At the end of our interview, Vallée started thinking ahead to a meeting he had scheduled later that afternoon. Coincidentally, it was on the subject of how to craft new diversity programs at Pythian.

“But what those programs should be is still a challenge,” he conceded.

Just adding more females clearly isn’t enough, he said, if they don’t wield any real influence in a company or still face bro culture attitudes once they get there. Gender blind resumé processing isn’t foolproof either.

“We tried blanking names off of resumés but resumés actually are an artifact of someone’s career experience. But if there are fewer successful women in tech to begin with, that doesn’t solve the problem. So we have to keep trying new things and cross-pollinate. It’s not gonna be a quick lickety split.”

Vallée also points to a substantial problem in the talent pipeline. Since women now comprise only 18 per cent of first-year computer science students at Canadian and American universities, “we know we’re going to have a problem (hiring females) in 2021,” he said. “The top-of-funnel challenge is real but that doesn’t mean we can’t try to change it.”

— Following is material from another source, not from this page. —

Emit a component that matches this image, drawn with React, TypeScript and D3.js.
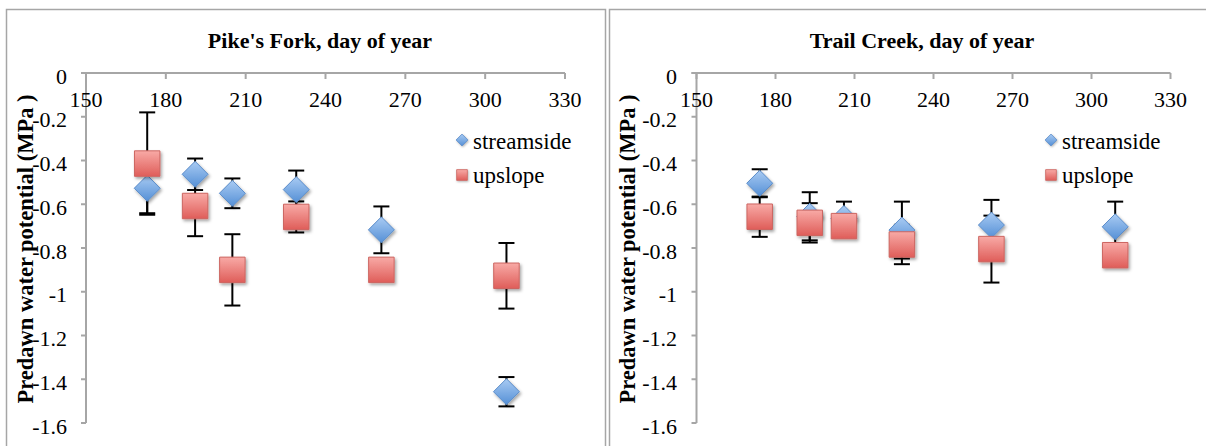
import React from 'react';
import * as d3 from 'd3';

const W = 1206;
const H = 446;

const xTicks = [150, 180, 210, 240, 270, 300, 330];
const yTicks = [0, -0.2, -0.4, -0.6, -0.8, -1, -1.2, -1.4, -1.6];
const yTickLabels = ['0', '-0.2', '-0.4', '-0.6', '-0.8', '-1', '-1.2', '-1.4', '-1.6'];
const seriesNames = ['streamside', 'upslope'];

// Pike's Fork
const pikeDays = [173, 191, 205, 229, 261, 308];
const pikeStream = [-0.527, -0.463, -0.55, -0.533, -0.717, -1.457];
const pikeStreamErr = [0.114, 0.072, 0.068, 0.087, 0.107, 0.067];
const pikeUp = [-0.414, -0.608, -0.9, -0.658, -0.9, -0.927];
const pikeUpErr = [0.234, 0.138, 0.163, 0.071, 0.02, 0.15];

// Trail Creek
const trailDays = [174, 193, 206, 228, 262, 309];
const trailStream = [-0.504, -0.655, -0.665, -0.718, -0.695, -0.703];
const trailStreamErr = [0.064, 0.11, 0.077, 0.13, 0.115, 0.115];
const trailUp = [-0.657, -0.685, -0.7, -0.784, -0.805, -0.833];
const trailUpErr = [0.092, 0.09, 0.02, 0.09, 0.153, 0.02];

const FONT = '"Liberation Serif", "Times New Roman", serif';

const diamondType = {
  draw(ctx: any, size: number) {
    const r = Math.sqrt(size / 2);
    ctx.moveTo(0, -r);
    ctx.lineTo(r, 0);
    ctx.lineTo(0, r);
    ctx.lineTo(-r, 0);
    ctx.closePath();
  },
};

const diamondPath = d3.symbol().type(diamondType as any).size(338)() as string;
const squarePath = d3.symbol().type(d3.symbolSquare).size(650)() as string;
const legDiamond = d3.symbol().type(diamondType as any).size(70)() as string;
const legSquare = d3.symbol().type(d3.symbolSquare).size(115)() as string;

interface PanelProps {
  title: string;
  days: number[];
  stream: number[];
  streamErr: number[];
  up: number[];
  upErr: number[];
  xr: [number, number];
  titleX: number;
  ylabX: number;
  tickLabelX: number;
  legX: number;
}

function Panel(p: PanelProps) {
  const x = d3.scaleLinear().domain([150, 330]).range(p.xr);
  const y = d3.scaleLinear().domain([0, -1.6]).range([73, 423]);
  const x0 = p.xr[0];
  const axisColor = '#a6a6a6';
  const errBar = (d: number, v: number, e: number, key: string) => {
    const cx = x(d);
    const yt = y(v + e);
    const yb = y(v - e);
    return (
      <g key={key} stroke="#000" strokeWidth={2}>
        <line x1={cx} x2={cx} y1={yt} y2={yb} />
        <line x1={cx - 8} x2={cx + 8} y1={yt} y2={yt} />
        <line x1={cx - 8} x2={cx + 8} y1={yb} y2={yb} />
      </g>
    );
  };
  return (
    <g>
      <text x={p.titleX} y={48} textAnchor="middle" fontFamily={FONT} fontWeight="bold" fontSize={22}>
        {p.title}
      </text>
      {/* y axis */}
      <line x1={x0} x2={x0} y1={y(0)} y2={y(-1.6)} stroke={axisColor} strokeWidth={2} />
      {yTicks.map((t, i) => (
        <g key={'yt' + i}>
          <line x1={x0 - 5} x2={x0} y1={y(t)} y2={y(t)} stroke={axisColor} strokeWidth={2} />
          <text x={p.tickLabelX} y={y(t) + 10.5} textAnchor="end" fontFamily={FONT} fontSize={22}>
            {yTickLabels[i]}
          </text>
        </g>
      ))}
      {/* x axis */}
      <line x1={x0 - 5} x2={x(330)} y1={y(0)} y2={y(0)} stroke={axisColor} strokeWidth={2} />
      {xTicks.map((t, i) => (
        <g key={'xt' + i}>
          <line x1={x(t)} x2={x(t)} y1={y(0)} y2={y(0) + 6} stroke={axisColor} strokeWidth={2} />
          <text x={x(t)} y={107} textAnchor="middle" fontFamily={FONT} fontSize={22}>
            {t}
          </text>
        </g>
      ))}
      <text
        transform={`translate(${p.ylabX},249) rotate(-90)`}
        textAnchor="middle"
        fontFamily={FONT}
        fontWeight="bold"
        fontSize={22.5}
      >
        Predawn water potential (MPa )
      </text>
      {/* error bars */}
      {p.days.map((d, i) => errBar(d, p.stream[i], p.streamErr[i], 'es' + i))}
      {p.days.map((d, i) => errBar(d, p.up[i], p.upErr[i], 'eu' + i))}
      {/* markers */}
      {p.days.map((d, i) => (
        <path
          key={'ms' + i}
          d={diamondPath}
          transform={`translate(${x(d)},${y(p.stream[i])})`}
          fill="url(#gBlue)"
          stroke="#5a8cc9"
          strokeWidth={1}
          filter="url(#shadow)"
        />
      ))}
      {p.days.map((d, i) => (
        <path
          key={'mu' + i}
          d={squarePath}
          transform={`translate(${x(d)},${y(p.up[i])})`}
          fill="url(#gRed)"
          stroke="#cc6560"
          strokeWidth={1}
          filter="url(#shadow)"
        />
      ))}
      {/* legend */}
      <path d={legDiamond} transform={`translate(${p.legX},140)`} fill="url(#gBlue)" stroke="#5a8cc9" strokeWidth={0.8} filter="url(#shadowS)" />
      <text x={p.legX + 11} y={148.5} fontFamily={FONT} fontSize={23}>
        {seriesNames[0]}
      </text>
      <path d={legSquare} transform={`translate(${p.legX},175)`} fill="url(#gRed)" stroke="#cc6560" strokeWidth={0.8} filter="url(#shadowS)" />
      <text x={p.legX + 11} y={183} fontFamily={FONT} fontSize={23}>
        {seriesNames[1]}
      </text>
    </g>
  );
}

export default function App() {
  return (
    <svg
      width={W}
      height={H}
      style={{ position: 'absolute', left: 0, top: 0, background: '#fff' }}
    >
      <defs>
        <linearGradient id="gBlue" x1="0" y1="0" x2="0" y2="1">
          <stop offset="0" stopColor="#a9cbf3" />
          <stop offset="1" stopColor="#5590d6" />
        </linearGradient>
        <linearGradient id="gRed" x1="0" y1="0" x2="0" y2="1">
          <stop offset="0" stopColor="#f8aaa6" />
          <stop offset="1" stopColor="#df5d59" />
        </linearGradient>
        <filter id="shadow" x="-30%" y="-30%" width="170%" height="170%">
          <feDropShadow dx={1.5} dy={2} stdDeviation={1.6} floodColor="#000" floodOpacity={0.35} />
        </filter>
        <filter id="shadowS" x="-40%" y="-40%" width="190%" height="190%">
          <feDropShadow dx={0.8} dy={1} stdDeviation={0.8} floodColor="#000" floodOpacity={0.3} />
        </filter>
      </defs>
      <rect width={W} height={H} fill="#fff" />
      <rect x={6.5} y={9.5} width={599} height={460} fill="none" stroke="#a6a6a6" strokeWidth={1.5} />
      <rect x={609.5} y={9.5} width={620} height={460} fill="none" stroke="#a6a6a6" strokeWidth={1.5} />
      <Panel
        title="Pike's Fork, day of year"
        days={pikeDays}
        stream={pikeStream}
        streamErr={pikeStreamErr}
        up={pikeUp}
        upErr={pikeUpErr}
        xr={[86, 565]}
        titleX={320}
        ylabX={33}
        tickLabelX={67}
        legX={462}
      />
      <Panel
        title="Trail Creek, day of year"
        days={trailDays}
        stream={trailStream}
        streamErr={trailStreamErr}
        up={trailUp}
        upErr={trailUpErr}
        xr={[696.5, 1170.5]}
        titleX={922}
        ylabX={635}
        tickLabelX={677}
        legX={1051}
      />
    </svg>
  );
}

Faced with such a fundamental recruiting hurdle, IT companies are starting to move beyond the idea of merely hiring more women to confront their own attitudes as well, said HR veteran Carreau.

“They’re doing both. You have to have the (gender hiring) target to show where you want to get to. But where the change happens is not by setting a target, it’s by changing your behaviours and your processes and a way of holding yourself accountable.”

McClure’s mea culpa

It’s been a year since Dave McClure’s appearance at Startup Fest Montreal. According to his resignation blog post, he’s going to counseling “to address my sh—y behaviour and poor judgment. I don’t expect anyone to believe I will change, but I’m working on it.”

McClure has lost his management gig at 500 Startups but not his unique sense of humour. His LinkedIn profile now lists his current job as “janitor at DMC” (his initials, i.e., Dave McClure) and describes his duties there as “cleaning up DMC.”